En lo personal, siempre preferiré el tren al avión porque siempre me ha parecido un medio de transporte no sólo más literario (ese tren en el que viaja Jonathan Harker en Drácula, el Orient Express de Agata Christie, los trenes de Paul Theroux) sino porque en los trenes se puede leer y escribir. En los aviones, en cambio, sólo se puede mirar letras y preguntarse qué significan mientras ahí adelante brilla y sonríe ese maldito mapa en cámara lenta con un avioncito tan grande moviéndose tan despacio.

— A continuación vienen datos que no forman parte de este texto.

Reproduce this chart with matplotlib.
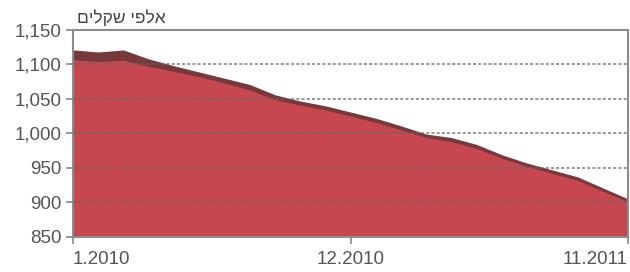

Y Martin Amis llegó a Barcelona en avión para presentar su lograda gulag love story titulada La casa de los encuentros. Almorzamos y cenamos y volvimos a almorzar juntos y la conversación volvía una y otra vez al tema de Barack “Turbante” Obama y Hillary “Turbada” Clinton, también conocida en los últimos días con el cruel seudónimo de “Hillarity”. ¿Es Obama tren que atropella o que descarrila? ¿Es Hillary avión que se estrella o que despegará a último momento? ¿Soportará Hillary la derrota o se pondrá a hablar sola como iluminada de Iberia? ¿Sobrevivirá Obama a la victoria en un país con una importante población de magnicidas que ya están releyendo The Catcher in the Rye y aceitando armas porque habrá para esos monstruos algo más tentador que un presidente negro como blanco? ¿Quién sabe? Mientras tanto y hasta lo que sea, una cosa queda clara: hay un verdadero misterio en el modo en que las grandes compañías deciden verse –o en la manera en que deciden que las veamos– y una en más de una ocasión abismal diferencia con la forma que realmente tienen. Así –del mismo modo en que está quien invoca todo el tiempo a Eva Perón pero finalmente no hace ni consigue otra cosa que evocar a Nacha Guevara– ni los aviones son tan geniales ni los trenes tan ideales.
La perfección del asunto llegará con la teletransportación y todo eso. El problema, claro, es que cuando alcancemos las alturas y la eficiencia de semejante disciplina ya no quedará sitio alguno a donde ir. Por lo que sólo haremos uso de tan magna tecnología –saludos a Charly García otra vez– para ir, una y otra vez, como zombies, sintiendo el encierro, nada más y nada menos que de la cama al living.